Da qualche giorno è terminata la seconda serie di “GOMORRA”: un vero e proprio successo che ha tenuto incollati al teleschermo milioni di telespettatori, ma non (sempre) cittadini.
Gomorra nasce da un libro, che ha contato milioni di copie vendute nel mondo, scritto da Roberto Saviano, giornalista e scrittore, da anni sotto scorta, che ha giocato un ruolo importante nella guerra contro il potentissimo clan dei casalesi.
Gomorra è una grande fotografia della camorra: palazzoni in cemento e giovani vite ostaggio della violenza a tratti tribale; degrado e totale assenza dello Stato; potere incontrastato, di pochi, nutrito dall’indifferenza dolosa di molti.
Gomorra è un occhio che permette di osservare, nonostante i filtri cinematografici, una realtà, lontana dalla finzione e, pienamente conforme alla verità.
Gomorra sono i Savastano: potente famiglia camorristica che, con violenza e infami complicità, è diventata Stato laddove lo stesso Stato si è reso volutamente fantasma.

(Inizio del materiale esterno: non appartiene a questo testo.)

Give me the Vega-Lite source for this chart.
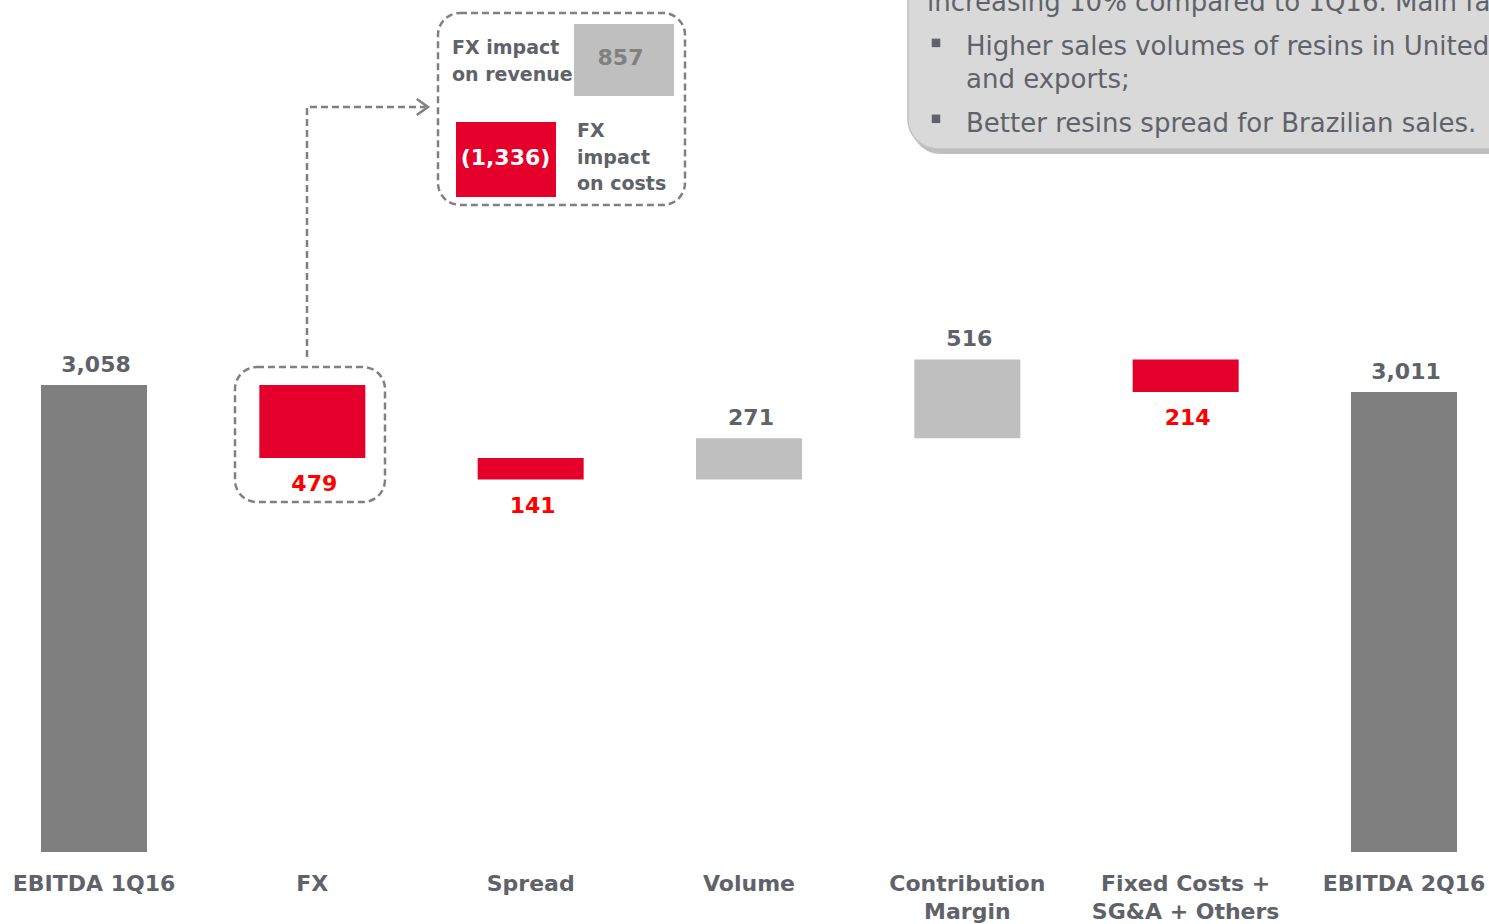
{
  "$schema": "https://vega.github.io/schema/vega-lite/v6.json",
  "width": 1489,
  "height": 852,
  "autosize": {"type": "none"},
  "padding": {"left": 0, "right": 0, "top": 0, "bottom": 72},
  "background": "white",
  "config": {"view": {"stroke": null}, "scale": {"continuousPadding": 0}},
  "datasets": {
    "bars": [
      {"i": 0, "cat": "EBITDA 1Q16", "start": 0, "end": 3058, "kind": "total", "label": "3,058"},
      {"i": 1, "cat": "FX", "start": 3058, "end": 2579, "kind": "down", "label": "479"},
      {"i": 2, "cat": "Spread", "start": 2579, "end": 2438, "kind": "down", "label": "141"},
      {"i": 3, "cat": "Volume", "start": 2438, "end": 2709, "kind": "up", "label": "271"},
      {"i": 4, "cat": "Contribution Margin", "start": 2709, "end": 3225, "kind": "up", "label": "516"},
      {"i": 5, "cat": "Fixed Costs + SG&A + Others", "start": 3225, "end": 3011, "kind": "down", "label": "214"},
      {"i": 6, "cat": "EBITDA 2Q16", "start": 0, "end": 3011, "kind": "total", "label": "3,011"}
    ],
    "cats": [
      {"i": 0, "lines": ["EBITDA 1Q16"]},
      {"i": 1, "lines": ["FX"]},
      {"i": 2, "lines": ["Spread"]},
      {"i": 3, "lines": ["Volume"]},
      {"i": 4, "lines": ["Contribution", "Margin"]},
      {"i": 5, "lines": ["Fixed Costs +", "SG&A + Others"]},
      {"i": 6, "lines": ["EBITDA 2Q16"]}
    ],
    "boxes": [
      {"role": "shadow", "x": 3.742, "x2": 7.5, "y": 4570, "y2": 6500},
      {"role": "note", "x": 3.728, "x2": 7.5, "y": 4603, "y2": 6500},
      {"role": "dashed", "x": 1.5756, "x2": 2.7069, "y": 4236, "y2": 5493},
      {"role": "dashed", "x": 0.6458, "x2": 1.3328, "y": 2291, "y2": 3175},
      {"role": "revenue", "x": 2.1985, "x2": 2.6565, "y": 4950, "y2": 5421},
      {"role": "costs", "x": 1.658, "x2": 2.116, "y": 4288, "y2": 4779}
    ],
    "connector": [
      {"o": 1, "x": 0.9756, "y": 3241},
      {"o": 2, "x": 0.9756, "y": 4878},
      {"o": 3, "x": 1.516, "y": 4878}
    ],
    "arrow": [{"x": 1.5298, "y": 4878}],
    "texts": [
      {"role": "callout", "x": 1.6397, "y": 5264, "text": "FX impact"},
      {"role": "callout", "x": 1.6397, "y": 5087, "text": "on revenue"},
      {"role": "callout", "x": 2.2122, "y": 4720, "text": "FX"},
      {"role": "callout", "x": 2.2122, "y": 4544, "text": "impact"},
      {"role": "callout", "x": 2.2122, "y": 4373, "text": "on costs"},
      {"role": "rev", "x": 2.4115, "y": 5198, "text": "857"},
      {"role": "cost", "x": 1.8847, "y": 4544, "text": "(1,336)"},
      {"role": "note", "x": 3.8153, "y": 5506, "text": "increasing 10% compared to 1Q16. Main factors:"},
      {"role": "note", "x": 3.9939, "y": 5218, "text": "Higher sales volumes of resins in United States"},
      {"role": "note", "x": 3.9939, "y": 5002, "text": "and exports;"},
      {"role": "note", "x": 3.9939, "y": 4714, "text": "Better resins spread for Brazilian sales."}
    ],
    "bullets": [
      {"x": 3.8565, "y": 5297},
      {"x": 3.8565, "y": 4800}
    ]
  },
  "layer": [
    {
      "data": {"name": "boxes"},
      "transform": [{"filter": "datum.role == 'shadow'"}],
      "mark": {"type": "rect", "fill": "#a8a8a8", "opacity": 0.75, "cornerRadius": 30},
      "encoding": {
        "x": {"field": "x", "type": "quantitative", "scale": {"domain": [-0.43053, 6.3893], "nice": false, "zero": false, "padding": 0}, "axis": null},
        "x2": {"field": "x2"},
        "y": {"field": "y", "type": "quantitative", "scale": {"domain": [0, 5578], "nice": false, "zero": false}, "axis": null},
        "y2": {"field": "y2"}
      }
    },
    {
      "data": {"name": "boxes"},
      "transform": [{"filter": "datum.role == 'note'"}],
      "mark": {"type": "rect", "fill": "#d9d9d9", "stroke": "#c2c2c2", "strokeWidth": 1.5, "cornerRadius": 30},
      "encoding": {
        "x": {"field": "x", "type": "quantitative", "scale": {"domain": [-0.43053, 6.3893], "nice": false, "zero": false, "padding": 0}, "axis": null},
        "x2": {"field": "x2"},
        "y": {"field": "y", "type": "quantitative", "scale": {"domain": [0, 5578], "nice": false, "zero": false}, "axis": null},
        "y2": {"field": "y2"}
      }
    },
    {
      "data": {"name": "bars"},
      "mark": {"type": "bar", "width": 106},
      "encoding": {
        "x": {"field": "i", "type": "quantitative", "scale": {"domain": [-0.43053, 6.3893], "nice": false, "zero": false, "padding": 0}, "axis": null},
        "y": {"field": "start", "type": "quantitative", "scale": {"domain": [0, 5578], "nice": false, "zero": false}, "axis": null},
        "y2": {"field": "end"},
        "color": {
          "field": "kind", "type": "nominal",
          "scale": {"domain": ["total", "up", "down"], "range": ["#7f7f7f", "#bfbfbf", "#e4002b"]},
          "legend": null
        }
      }
    },
    {
      "data": {"name": "cats"},
      "mark": {"type": "text", "font": "DejaVu Sans", "fontSize": 22, "fontWeight": "bold", "color": "#5f6369", "align": "center", "baseline": "top", "dy": 22, "lineHeight": 28},
      "encoding": {
        "x": {"field": "i", "type": "quantitative", "scale": {"domain": [-0.43053, 6.3893], "nice": false, "zero": false, "padding": 0}, "axis": null},
        "y": {"datum": 0, "type": "quantitative", "scale": {"domain": [0, 5578], "nice": false, "zero": false}, "axis": null},
        "text": {"field": "lines"}
      }
    },
    {
      "data": {"name": "boxes"},
      "transform": [{"filter": "datum.role == 'dashed'"}],
      "mark": {"type": "rect", "filled": false, "stroke": "#808080", "strokeWidth": 2.5, "strokeDash": [7, 4], "cornerRadius": 22},
      "encoding": {
        "x": {"field": "x", "type": "quantitative", "scale": {"domain": [-0.43053, 6.3893], "nice": false, "zero": false, "padding": 0}, "axis": null},
        "x2": {"field": "x2"},
        "y": {"field": "y", "type": "quantitative", "scale": {"domain": [0, 5578], "nice": false, "zero": false}, "axis": null},
        "y2": {"field": "y2"}
      }
    },
    {
      "data": {"name": "boxes"},
      "transform": [{"filter": "datum.role == 'revenue'"}],
      "mark": {"type": "rect", "fill": "#bfbfbf"},
      "encoding": {
        "x": {"field": "x", "type": "quantitative", "scale": {"domain": [-0.43053, 6.3893], "nice": false, "zero": false, "padding": 0}, "axis": null},
        "x2": {"field": "x2"},
        "y": {"field": "y", "type": "quantitative", "scale": {"domain": [0, 5578], "nice": false, "zero": false}, "axis": null},
        "y2": {"field": "y2"}
      }
    },
    {
      "data": {"name": "boxes"},
      "transform": [{"filter": "datum.role == 'costs'"}],
      "mark": {"type": "rect", "fill": "#e4002b"},
      "encoding": {
        "x": {"field": "x", "type": "quantitative", "scale": {"domain": [-0.43053, 6.3893], "nice": false, "zero": false, "padding": 0}, "axis": null},
        "x2": {"field": "x2"},
        "y": {"field": "y", "type": "quantitative", "scale": {"domain": [0, 5578], "nice": false, "zero": false}, "axis": null},
        "y2": {"field": "y2"}
      }
    },
    {
      "data": {"name": "connector"},
      "mark": {"type": "line", "stroke": "#808080", "strokeWidth": 2.5, "strokeDash": [7, 4], "interpolate": "linear"},
      "encoding": {
        "x": {"field": "x", "type": "quantitative", "scale": {"domain": [-0.43053, 6.3893], "nice": false, "zero": false, "padding": 0}, "axis": null},
        "y": {"field": "y", "type": "quantitative", "scale": {"domain": [0, 5578], "nice": false, "zero": false}, "axis": null},
        "order": {"field": "o", "type": "quantitative"}
      }
    },
    {
      "data": {"name": "arrow"},
      "mark": {"type": "point", "shape": "M-1.4,-1L0,0L-1.4,1", "filled": false, "stroke": "#808080", "strokeWidth": 2.5, "size": 256, "opacity": 1},
      "encoding": {
        "x": {"field": "x", "type": "quantitative", "scale": {"domain": [-0.43053, 6.3893], "nice": false, "zero": false, "padding": 0}, "axis": null},
        "y": {"field": "y", "type": "quantitative", "scale": {"domain": [0, 5578], "nice": false, "zero": false}, "axis": null}
      }
    },
    {
      "data": {"name": "bars"},
      "transform": [{"filter": "datum.kind != 'down'"}],
      "mark": {"type": "text", "font": "DejaVu Sans", "fontSize": 22, "fontWeight": "bold", "color": "#5f6369", "align": "center", "baseline": "middle", "dy": -20, "dx": 2},
      "encoding": {
        "x": {"field": "i", "type": "quantitative", "scale": {"domain": [-0.43053, 6.3893], "nice": false, "zero": false, "padding": 0}, "axis": null},
        "y": {"field": "end", "type": "quantitative", "scale": {"domain": [0, 5578], "nice": false, "zero": false}, "axis": null},
        "text": {"field": "label"}
      }
    },
    {
      "data": {"name": "bars"},
      "transform": [{"filter": "datum.kind == 'down'"}],
      "mark": {"type": "text", "font": "DejaVu Sans", "fontSize": 22, "fontWeight": "bold", "color": "#ff0000", "align": "center", "baseline": "middle", "dy": 26, "dx": 2},
      "encoding": {
        "x": {"field": "i", "type": "quantitative", "scale": {"domain": [-0.43053, 6.3893], "nice": false, "zero": false, "padding": 0}, "axis": null},
        "y": {"field": "end", "type": "quantitative", "scale": {"domain": [0, 5578], "nice": false, "zero": false}, "axis": null},
        "text": {"field": "label"}
      }
    },
    {
      "data": {"name": "texts"},
      "transform": [{"filter": "datum.role == 'callout'"}],
      "mark": {"type": "text", "font": "DejaVu Sans", "fontSize": 19, "fontWeight": "bold", "color": "#5f6369", "align": "left", "baseline": "middle"},
      "encoding": {
        "x": {"field": "x", "type": "quantitative", "scale": {"domain": [-0.43053, 6.3893], "nice": false, "zero": false, "padding": 0}, "axis": null},
        "y": {"field": "y", "type": "quantitative", "scale": {"domain": [0, 5578], "nice": false, "zero": false}, "axis": null},
        "text": {"field": "text"}
      }
    },
    {
      "data": {"name": "texts"},
      "transform": [{"filter": "datum.role == 'rev'"}],
      "mark": {"type": "text", "font": "DejaVu Sans", "fontSize": 22, "fontWeight": "bold", "color": "#808080", "align": "center", "baseline": "middle"},
      "encoding": {
        "x": {"field": "x", "type": "quantitative", "scale": {"domain": [-0.43053, 6.3893], "nice": false, "zero": false, "padding": 0}, "axis": null},
        "y": {"field": "y", "type": "quantitative", "scale": {"domain": [0, 5578], "nice": false, "zero": false}, "axis": null},
        "text": {"field": "text"}
      }
    },
    {
      "data": {"name": "texts"},
      "transform": [{"filter": "datum.role == 'cost'"}],
      "mark": {"type": "text", "font": "DejaVu Sans", "fontSize": 22, "fontWeight": "bold", "color": "#ffffff", "align": "center", "baseline": "middle"},
      "encoding": {
        "x": {"field": "x", "type": "quantitative", "scale": {"domain": [-0.43053, 6.3893], "nice": false, "zero": false, "padding": 0}, "axis": null},
        "y": {"field": "y", "type": "quantitative", "scale": {"domain": [0, 5578], "nice": false, "zero": false}, "axis": null},
        "text": {"field": "text"}
      }
    },
    {
      "data": {"name": "texts"},
      "transform": [{"filter": "datum.role == 'note'"}],
      "mark": {"type": "text", "font": "DejaVu Sans", "fontSize": 26, "color": "#5f6369", "align": "left", "baseline": "alphabetic"},
      "encoding": {
        "x": {"field": "x", "type": "quantitative", "scale": {"domain": [-0.43053, 6.3893], "nice": false, "zero": false, "padding": 0}, "axis": null},
        "y": {"field": "y", "type": "quantitative", "scale": {"domain": [0, 5578], "nice": false, "zero": false}, "axis": null},
        "text": {"field": "text"}
      }
    },
    {
      "data": {"name": "bullets"},
      "mark": {"type": "point", "shape": "square", "filled": true, "color": "#5f6369", "size": 72, "opacity": 1},
      "encoding": {
        "x": {"field": "x", "type": "quantitative", "scale": {"domain": [-0.43053, 6.3893], "nice": false, "zero": false, "padding": 0}, "axis": null},
        "y": {"field": "y", "type": "quantitative", "scale": {"domain": [0, 5578], "nice": false, "zero": false}, "axis": null}
      }
    }
  ]
}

Gomorra sono “i ragazzi del vicolo”: giovani resi bestiali dall’utilizzo, inconsapevole ed incontrollato, di cocaina; mani che non praticano carezze ma pigiano, con facilità e lucidità, un grilletto per annientare altre vite dannate ma, in alcuni casi, innocenti.
Gomorra è “l’immortale”: Ciro De Marzio, un giovane criminale desideroso di scalare frettolosamente la piramide gerarchica del clan. Una scalata spericolata, durante la quale ogni piccola, e apparente, conquista comporta una grande, e lacerante, perdita: la brama di raggiungere la cima che genera la cecità in un criminale che non esita ad uccidere una moglie e a permettere che altre iene, affamate di sangue, pongano fine alla breve esistenza di sua figlia.
Gomorra sono i tanti quaquaraqua, deputati ad amministrare la res publica, che in cambio di costose regalie diventano servi sciocchi e traditori dello Stato, agevolando l’antistato nell’acquisizione di questo o quell’altro appalto.
Gomorra è un figlio che arma la mano dell’assassino di sua madre per assassinare nuovamente, ma questa volta suo padre: Genny Savastano, il ragazzino viziato che diventa criminale spietato.
Gomorra è Secondigliano, Scampia, ma forse l’Italia intera: dove i clan si spartiscono le “piazze”; i cittadini non vedono, non sentono, non parlano e dove lo Stato, sempre più silente, diventa vergognosamente assente.
Gomorra è un sinergico, e perfetto, intreccio tra finzione e realtà: un amalgama foriero di innumerevoli paradossi. Si pensi, ad esempio, al seguente binomio: telespettatori-cittadini. I primi, con curiosità e dedizione, seguono costantemente, dinnanzi ad uno schermo, le gesta dei loro “beniamini”, mentre i secondi si guardano bene dal vedere e denunciare, oggi come ieri, le azioni deplorevoli poste in essere dai grandi criminali – non si spiegherebbe altrimenti il motivo per il quale, in Italia ancora oggi magistrati, poliziotti e cittadini sono scorati perché “colpevoli” di fare il proprio dovere – o dai topini di fogna, pardon di quartiere. Telespettatori e cittadini: categorie coincidenti o divergenti?
Gomorra è anche l’occasione ghiotta per tante sagome di far conoscere, al mondo, la loro esistenza pronunciando frasi impregnate di moralismo grondante di ipocrisia: “Gomorra è un male: sussiste un forte rischio di emulazione”.
Gomorra dovrebbe invece spronare, non le diverse categorie sociali, ma le singole persone ad essere occhi vigili, capaci di conoscere attentamente la realtà che li circonda informandosi e non voltandosi dall’altra parte.
In conclusione, Gomorra è semplicemente la finzione che, con forza e senza filtri o censure, mutando rappresenta la triste realtà.
Realtà che fa rima con verità e quest’ultima, si sa, è indigesta ai più.